President Bola Ahmed Tinubu marked three years in office on Friday with a national address defending his administration’s economic decisions and presenting what he called evidence of a stabilizing Nigeria — even as millions of citizens continue to feel the weight of rising costs.
Speaking as both President and, in his own framing, a fellow citizen, Tinubu opened by acknowledging the sacrifices Nigerian families have made before pivoting to justify every policy that caused them.
The Case for Hard Choices:
The heart of the address was an unapologetic defense of his two most controversial moves: removing the petrol subsidy and unifying the foreign exchange market. He laid out the arithmetic of inaction — at its peak, the subsidy regime was consuming ₦18.4 billion every single day, over ₦4 trillion in 2022 alone. Multiple exchange rate windows, he said, allowed well-connected players to drain an estimated ₦8 trillion from the economy over three years.
“We chose reform over ruin and decisiveness over hesitation,” he declared. “Your sacrifice has not been in vain. Nigeria has stabilised and is moving forward again.”
What the Numbers Say:
To back his case, Tinubu pointed to a set of macro-economic figures his administration says reflect a genuine turning tide. The Nigerian All-Share Index has climbed from 53,000 points in 2023 to a record 250,000, with market capitalisation surging from ₦30 trillion to ₦160 trillion. Over 2,700 kilometres of roads are under active construction, the $5 billion NLNG Train 7 energy project is nearing completion, and the Nigerian Education Loan Fund has now disbursed over ₦282 billion to more than 1.5 million students.

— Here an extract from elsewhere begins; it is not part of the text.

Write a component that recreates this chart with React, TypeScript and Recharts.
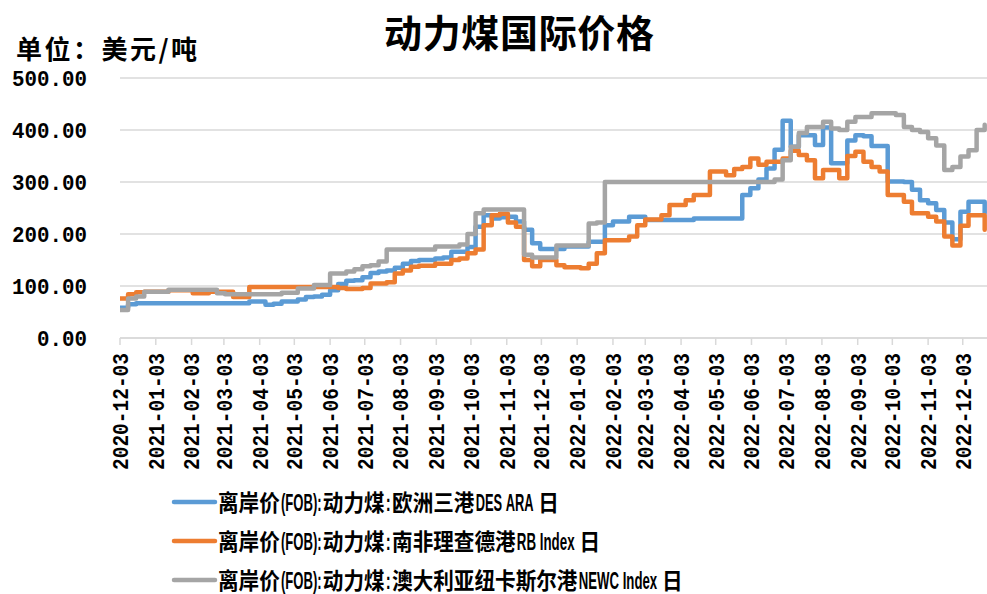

On telecoms, the President said confidence is returning to a sector that had been under severe pressure, with operators now expanding networks and widening digital access nationwide.
The Gap That Remains:
What the speech could not fully bridge was the distance between macro-economic data and daily Nigerian life. Food prices remain high. Youth unemployment continues to cast a long shadow. Tinubu pledged to keep working on reducing the cost of food and transportation but offered no concrete timeline for when improved indices translate into tangible relief for ordinary households.
On security, the administration claims over 13,500 insurgents and bandits neutralised and improved coordination between military and intelligence agencies — yet the President himself acknowledged there is no room for celebration until full normalcy is restored.
The Bottom Line:
Three years in, Tinubu’s presidency is a study in contrast. The macro numbers tell one story. The reality on the streets tells another. His anniversary address was essentially a wager on history — that the painful reforms of 2023 will eventually be remembered as the turning point. Whether that holds will depend far less on speeches, and far more on whether this final year actually closes the gap.